I was able to finish my album here. And when I did, Eric Dickerson helped me really cull it down, and inspired me in the process. I wanted to play. And I have, a little. I got a new job. Things feel better now.

And yet, last night, I just wanted you to know that I am so enamored with you, but feel that I will never truly know you Nevada City. Casual Fog encompasses everything I love about the town, a band of not just really talented people, but a group of some of the nicest people you’ll meet. I want it all to shine, I want something magical to come of this place, but dammit I want to be a part of it somehow. I want to FEEL like I belong.

There are so many blessings, I got to meet, thanks to Laura Brown, Gary Snyder! A life long dream. Just to meet him. And one day I’m up at his table in the house he built while he pours me coffee he brewed. Amazing.

There just is no permanence here. I don’t know what I’m missing.
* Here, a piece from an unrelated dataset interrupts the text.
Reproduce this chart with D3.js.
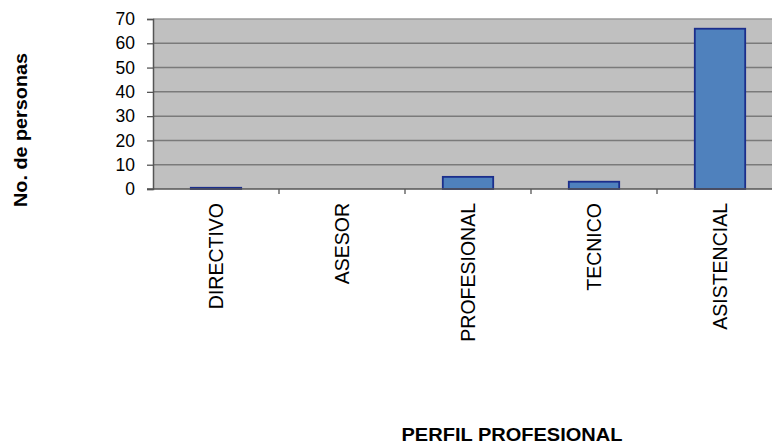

But I either want it all to come together in a hurry or I’ve got to get out. I feel like I’ve been courting you, Nevada City, for two years. And I’m waiting for something to happen, a sign. A glimmer.

I have a good job, I love it in fact. And yet it is not music. I have so many wonderful blessings all around me. I just wanted to write this. A sort of plea for connection. For things to make sense somehow. I want to in writing this snap out of the hazy in between that you’ve held me in. I feel like I’m inside a washing machine, being cleansed, abused, and spun around all at once. I want to either love you or hate you, either way, to take more chances, feel more alive.

So that’s that. I don’t know why exactly I wrote this. I just felt like I needed to. Thank you for everything, thank you for last night, and how beautiful it was. I almost don’t feel like a spectator sometimes in moments like that. People are coming together. They are hopeful and alive. They are creating amazing things. And that’s how it is.